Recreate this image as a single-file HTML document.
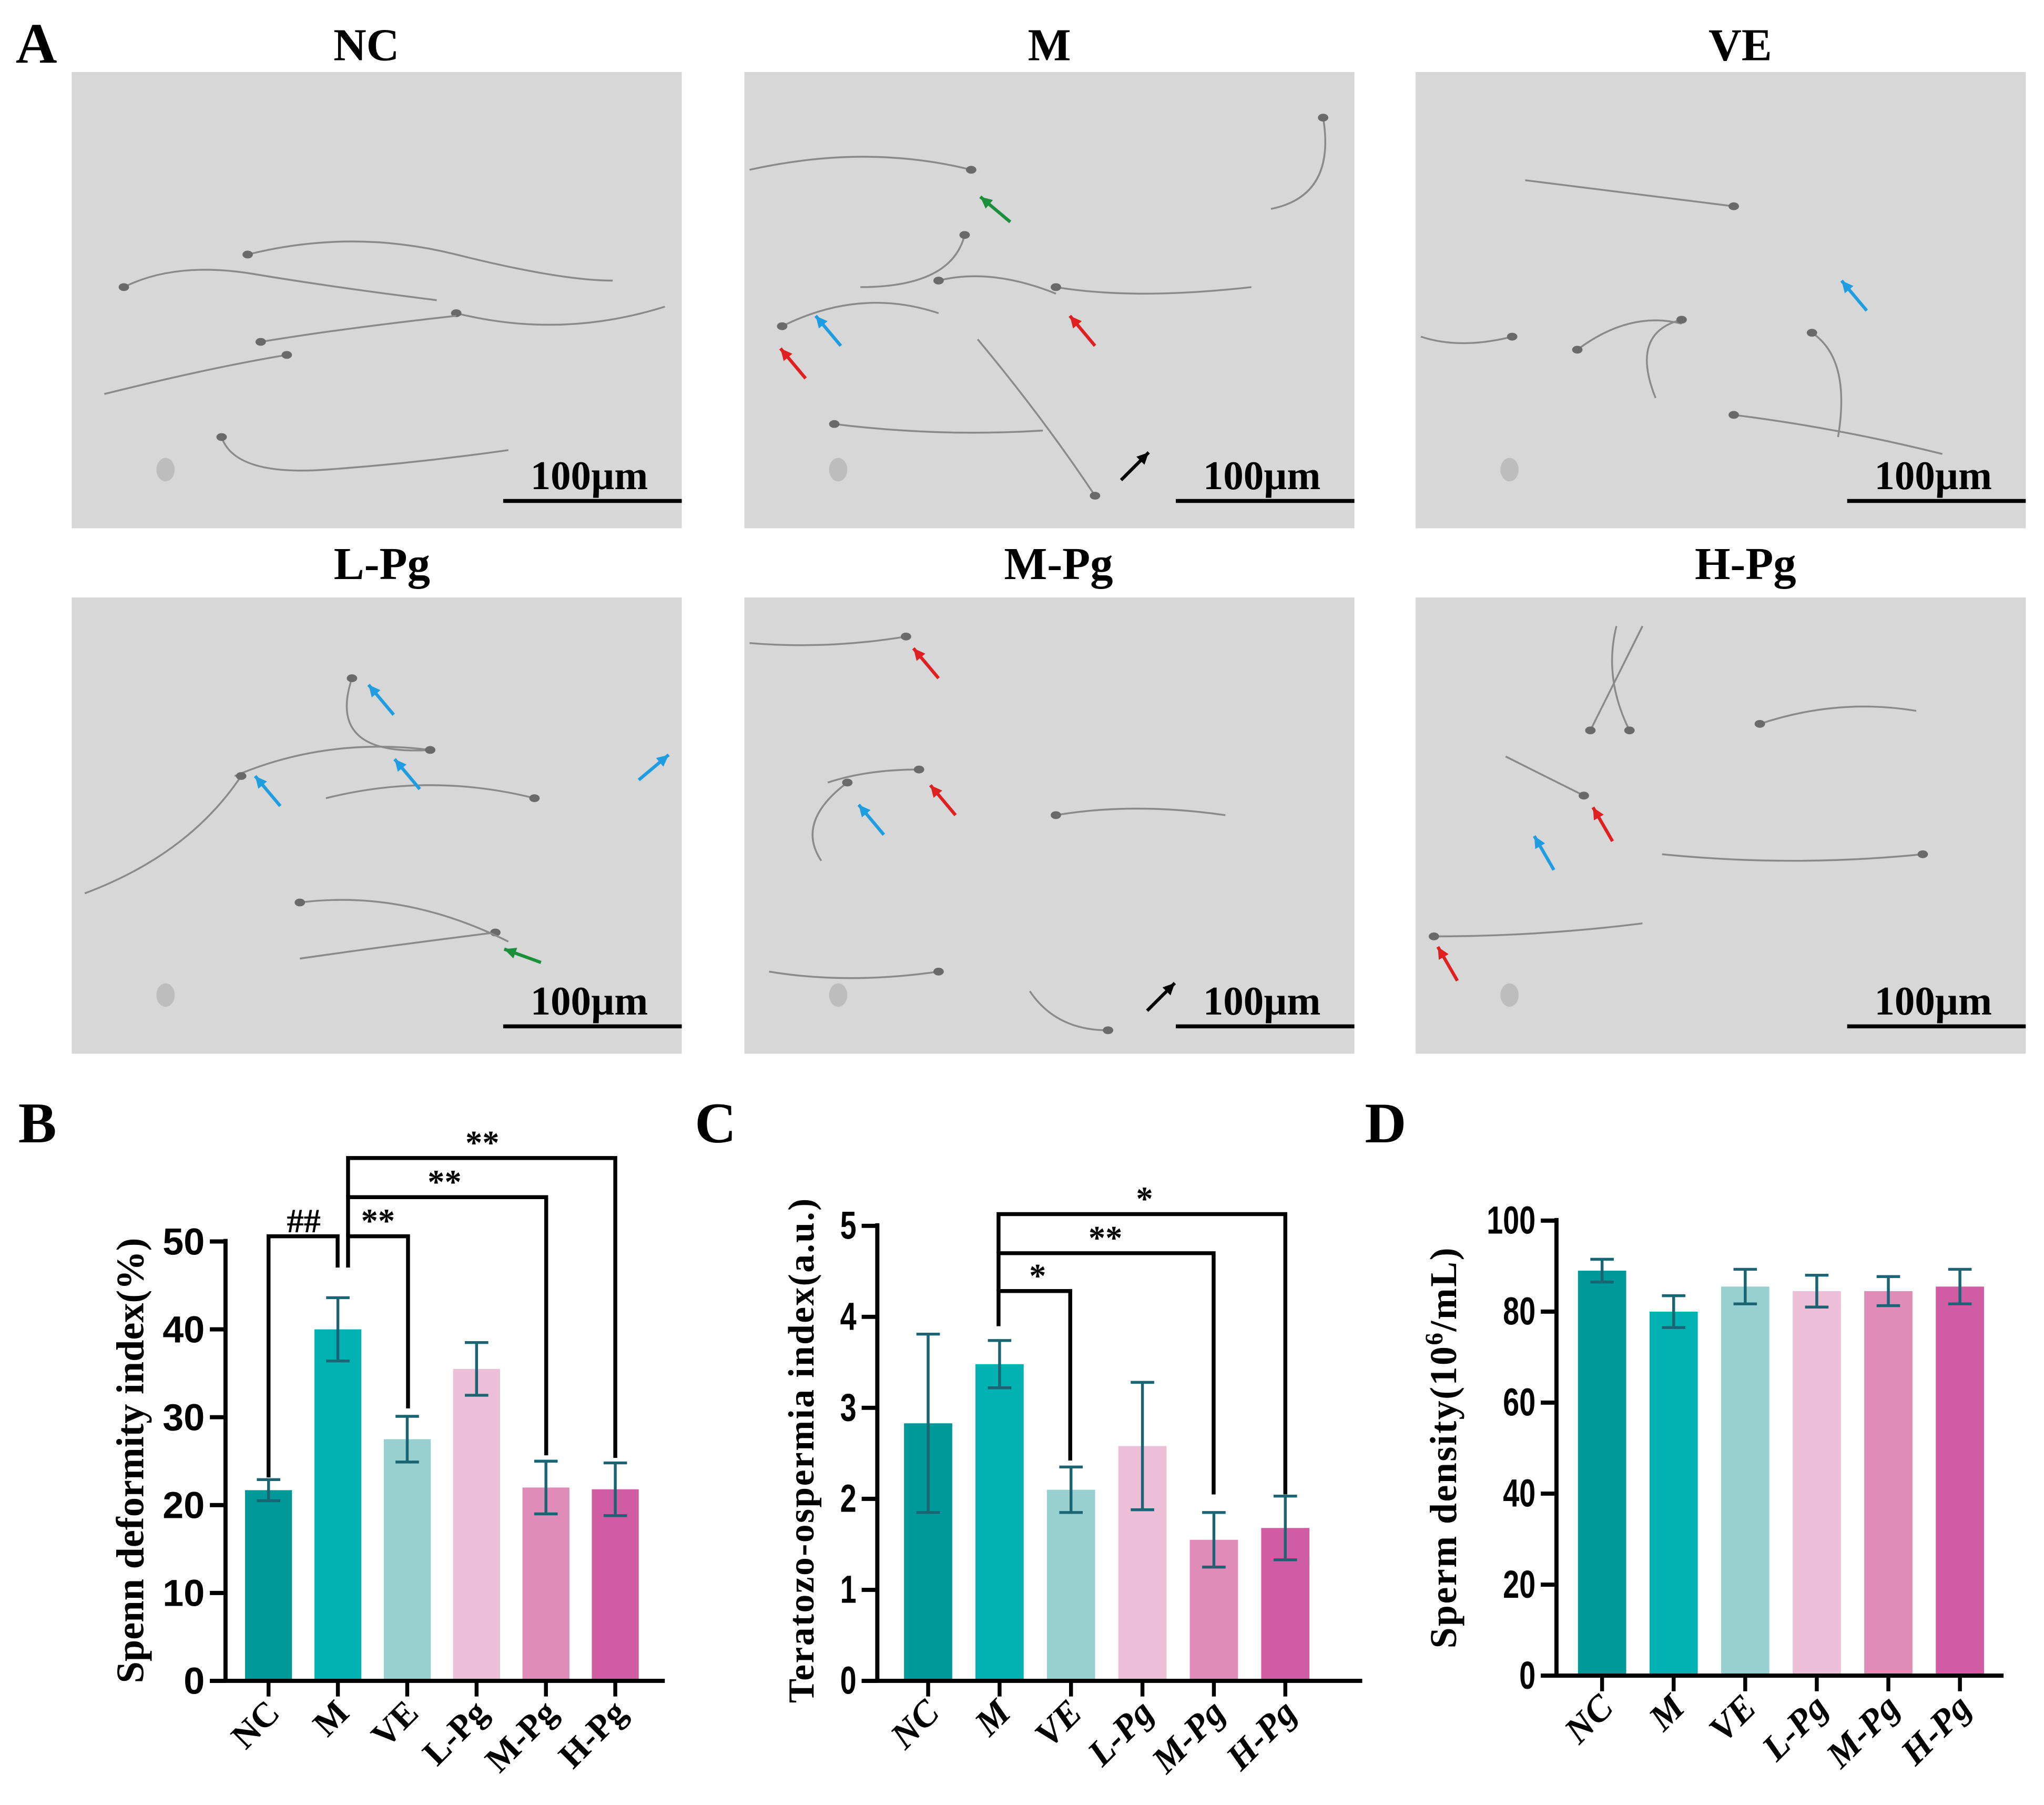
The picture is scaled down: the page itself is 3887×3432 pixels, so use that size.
<!DOCTYPE html>
<html><head><meta charset="utf-8">
<style>
html,body{margin:0;padding:0;background:#fff;}
svg{display:block;}
.serif{font-family:"Liberation Serif","Times New Roman",serif;font-weight:bold;}
.sans{font-family:"Liberation Sans",Arial,sans-serif;font-weight:bold;}
</style></head>
<body>
<svg id="fig" width="3887" height="3432" viewBox="0 0 1568 1384" xmlns="http://www.w3.org/2000/svg">
<rect width="1568" height="1384" fill="#fff"/>
<g id="panelA"></g>
<g id="chartB"></g>
<g id="chartC"></g>
<g id="chartD"></g>
</svg>
<script>
// ---- data ----
const categories = ["NC","M","VE","L-Pg","M-Pg","H-Pg"];
const barColors = ["#009999","#00b2b2","#96d0d0","#ecbfd6","#e08cb8","#d05ca3"];
const deformityValues = [21.7, 40.0, 27.5, 35.5, 22.0, 21.8];
const deformityErrors = [1.2, 3.6, 2.6, 3.0, 3.0, 3.0];
const deformityTicks = [0,10,20,30,40,50];
const teratoValues = [2.83, 3.48, 2.10, 2.58, 1.55, 1.68];
const teratoErrors = [0.98, 0.26, 0.25, 0.70, 0.30, 0.35];
const teratoTicks = [0,1,2,3,4,5];
const densityValues = [89.0, 80.0, 85.5, 84.5, 84.5, 85.5];
const densityErrors = [2.5, 3.5, 3.8, 3.5, 3.2, 3.8];
const densityTicks = [0,20,40,60,80,100];
const panelTitles = ["NC","M","VE","L-Pg","M-Pg","H-Pg"];

const NS="http://www.w3.org/2000/svg";
const SERIF='"Liberation Serif","Times New Roman",serif';
const SANS='"Liberation Sans",Arial,sans-serif';
function mk(tag, attrs, parent){const e=document.createElementNS(NS,tag);for(const k in attrs)e.setAttribute(k,attrs[k]);if(parent)parent.appendChild(e);return e;}

// ---- panel A ----
const A=document.getElementById('panelA');
const la=mk('text',{x:12,y:48,'font-size':44,class:'serif','font-family':SERIF,'font-weight':'bold'},A);la.textContent='A';


const colsX=[55,571,1086], rowsY=[55,458], titleY=[46,444];
const titleX=[[281,805,1335],[293,812,1339]];
const sperm=[
 [[95,220,"q40,-20 100,-10 t140,20"],[190,195,"q80,-20 160,0 t120,20"],[350,240,"q80,20 160,-5"],[200,262,"q60,-10 150,-20"],[220,272,"q-60,10 -140,30"],[170,335,"q10,30 80,25 t140,-15"]],
 [[745,130,"q-80,-20 -170,0"],[600,250,"q60,-30 120,-10"],[810,220,"q60,10 150,0"],[740,180,"q-10,40 -80,40"],[720,215,"q40,-10 90,10"],[840,380,"q-40,-60 -90,-120"],[1015,90,"q10,60 -40,70"],[640,325,"q80,10 160,5"]],
 [[1330,158,"q-80,-10 -160,-20"],[1210,268,"q40,-30 80,-20"],[1390,255,"q30,20 20,80"],[1330,318,"q80,10 160,30"],[1160,258,"q-40,10 -70,0"],[1290,245,"q-40,10 -20,60"]],
 [[270,520,"q-20,60 60,55"],[330,575,"q-80,-10 -150,20"],[410,612,"q-80,-20 -160,0"],[185,595,"q-40,60 -120,90"],[380,715,"q-80,10 -150,20"],[230,692,"q80,-10 160,30"]],
 [[695,488,"q-60,10 -120,5"],[650,600,"q-40,30 -20,60"],[705,590,"q-40,0 -70,10"],[810,625,"q60,-10 130,0"],[720,745,"q-70,10 -130,0"],[850,790,"q-40,0 -60,-30"]],
 [[1215,610,"q-40,-20 -60,-30"],[1220,560,"q20,-40 40,-80"],[1350,555,"q60,-20 120,-10"],[1475,655,"q-100,10 -200,0"],[1100,718,"q80,0 160,-10"],[1250,560,"q-20,-40 -10,-80"]]
];
const arrows=[
 [],
 [[775,170,-140,"#1b8f3a"],[618,290,-130,"#e02020"],[645,265,-130,"#1e9de0"],[840,265,-130,"#e02020"],[860,368,-45,"#000"]],
 [[1432,238,-130,"#1e9de0"]],
 [[302,548,-130,"#1e9de0"],[322,605,-130,"#1e9de0"],[215,618,-130,"#1e9de0"],[490,598,-40,"#1e9de0"],[415,738,-160,"#1b8f3a"]],
 [[720,520,-130,"#e02020"],[733,625,-130,"#e02020"],[678,640,-130,"#1e9de0"],[880,775,-45,"#000"]],
 [[1237,645,-120,"#e02020"],[1192,667,-120,"#1e9de0"],[1118,752,-120,"#e02020"]]
];
for(let r=0;r<2;r++)for(let c=0;c<3;c++){
  const i=r*3+c,x=colsX[c],y=rowsY[r];
  const g=mk('g',{},A);
  
  
  mk('rect',{x:x,y:y,width:468,height:350,fill:'#d7d7d7'},g);
  mk('ellipse',{cx:x+72,cy:y+305,rx:7,ry:9,fill:'#bdbdbd'},g);
  sperm[i].forEach(s=>{
    mk('path',{d:`M${s[0]},${s[1]} ${s[2]}`,fill:'none',stroke:'#8a8a8a','stroke-width':1.4},g);
    mk('ellipse',{cx:s[0],cy:s[1],rx:4,ry:3,fill:'#6a6a6a'},g);
  });
  arrows[i].forEach(a=>{
    const ang=a[2]*Math.PI/180,L=30;
    const x2=a[0]+Math.cos(ang)*L,y2=a[1]+Math.sin(ang)*L;
    mk('line',{x1:a[0],y1:a[1],x2:x2,y2:y2,stroke:a[3],'stroke-width':2.5},g);
    const hx=x2,hy=y2,p1=ang+Math.PI-0.45,p2=ang+Math.PI+0.45;
    mk('polygon',{points:`${hx},${hy} ${hx+Math.cos(p1)*10},${hy+Math.sin(p1)*10} ${hx+Math.cos(p2)*10},${hy+Math.sin(p2)*10}`,fill:a[3]},g);
  });
  mk('line',{x1:x+331,y1:y+329,x2:x+468,y2:y+329,stroke:'#000','stroke-width':3},g);
  const sb=mk('text',{x:x+397,y:y+320,'font-size':31,'text-anchor':'middle',class:'serif','font-family':SERIF,'font-weight':'bold'},g);sb.textContent='100µm';
  
  
  const t=mk('text',{x:titleX[r][c],y:titleY[r],'font-size':35,'text-anchor':'middle',class:'serif','font-family':SERIF,'font-weight':'bold'},A);t.textContent=panelTitles[i];
  
  
}

// ---- bar charts ----
function barChart(o){
  const G=document.getElementById(o.id);
  const yS=v=>o.y0-(v-o.min)/(o.max-o.min)*(o.y0-o.yTop);
  const xS=i=>o.x0Bar+i*o.step;
  const lab=mk('text',{x:o.lx,y:o.ly,'font-size':44,class:'serif','font-family':SERIF,'font-weight':'bold'},G);lab.textContent=o.label;
  
  
  o.values.forEach((v,i)=>{
    const b=mk('rect',{x:xS(i)-o.bw/2,y:yS(v),width:o.bw,height:o.y0-yS(v),fill:barColors[i]},G);
    
    
    const e=o.errors[i],x=xS(i);
    const eg=mk('g',{stroke:'#1b6474','stroke-width':2.2},G);
    
    
    mk('line',{x1:x,y1:yS(v+e),x2:x,y2:yS(v-e)},eg);
    mk('line',{x1:x-9,y1:yS(v+e),x2:x+9,y2:yS(v+e)},eg);
    mk('line',{x1:x-9,y1:yS(v-e),x2:x+9,y2:yS(v-e)},eg);
    mk('line',{x1:x,y1:o.y0,x2:x,y2:o.y0+12,stroke:'#000','stroke-width':3},G);
    const t=mk('text',{transform:`translate(${x+10},${o.y0+26}) rotate(-45)`,'font-size':o.xfs,'text-anchor':'end',class:'serif','font-family':SERIF,'font-weight':'bold','font-style':o.italic?'italic':'normal'},G);
    t.textContent=categories[i];
    
    
  });
  const ax=mk('g',{stroke:'#000','stroke-width':3.2},G);
  
  
  mk('line',{x1:o.ax,y1:o.yTop-2,x2:o.ax,y2:o.y0},ax);
  mk('line',{x1:o.ax-12,y1:o.y0,x2:o.xEnd,y2:o.y0},ax);
  o.ticks.forEach(tv=>{
    mk('line',{x1:o.ax-12,y1:yS(tv),x2:o.ax,y2:yS(tv)},ax);
    const t=mk('text',{x:o.ax-16,y:yS(tv)+10,'font-size':o.tfs,'text-anchor':'end',class:'sans','font-family':SANS,'font-weight':'bold',transform:`translate(${(o.ax-16)*(1-o.tsx)},0) scale(${o.tsx},1)`},G);
    t.textContent=tv;
    
    
  });
  const yl=mk('text',{transform:`translate(${o.ylx},${o.yly}) rotate(-90)`,'font-size':o.yfs,'text-anchor':'middle',class:'serif','font-family':SERIF,'font-weight':'bold','letter-spacing':o.ls||0},G);
  yl.innerHTML=o.ylabel;
  
  
  (o.brackets||[]).forEach(br=>{
    const bg=mk('g',{},G);
    
    
    mk('polyline',{points:`${br[0]},${br[1]} ${br[0]},${br[2]} ${br[3]},${br[2]} ${br[3]},${br[4]}`,fill:'none',stroke:'#000','stroke-width':3},bg);
    const t=mk('text',{x:br[5],y:br[2]-3,'font-size':26,'text-anchor':'middle',class:'serif','font-family':SERIF,'font-weight':'bold'},bg);t.textContent=br[6];
  });
}
barChart({id:'chartB',label:'B',lx:14,ly:876,values:deformityValues,errors:deformityErrors,ticks:deformityTicks,min:0,max:50,y0:1289,yTop:952,ax:173,xEnd:510,x0Bar:206,step:53.2,bw:36,xfs:27,tfs:29,tsx:1,italic:false,
 ylx:110,yly:1120,yfs:30,ylabel:'Spenn deformity index(%)',
 brackets:[[206,1133,948,259,972,233,'##'],[267,972,948,313,1080,290,'**'],[267,948,918,419,1116,341,'**'],[267,918,888,472,1118,370,'**']]});
barChart({id:'chartC',label:'C',lx:533,ly:876,values:teratoValues,errors:teratoErrors,ticks:teratoTicks,min:0,max:5,y0:1289,yTop:940,ax:673,xEnd:1045,x0Bar:712,step:54.8,bw:37,xfs:28,tfs:30,tsx:0.75,italic:true,
 ylx:624,yly:1112,yfs:28,ylabel:'Teratozo-ospermia index(a.u.)',ls:1,
 brackets:[[766,1017,990,821,1120,796,'*'],[766,990,961,931,1146,848,'**'],[766,961,931,986,1146,878,'*']]});
barChart({id:'chartD',label:'D',lx:1047,ly:876,values:densityValues,errors:densityErrors,ticks:densityTicks,min:0,max:100,y0:1285,yTop:936,ax:1194,xEnd:1537,x0Bar:1229,step:54.9,bw:37,xfs:28,tfs:30,tsx:0.75,italic:true,
 ylx:1117,yly:1110,yfs:29,ylabel:'Sperm density(10<tspan baseline-shift="super" font-size="19">6</tspan>/mL)',ls:1});
</script>
</body></html>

REQUIREMENTS
Answer with one number: how many lines in the listing hold "document".

RESULT
4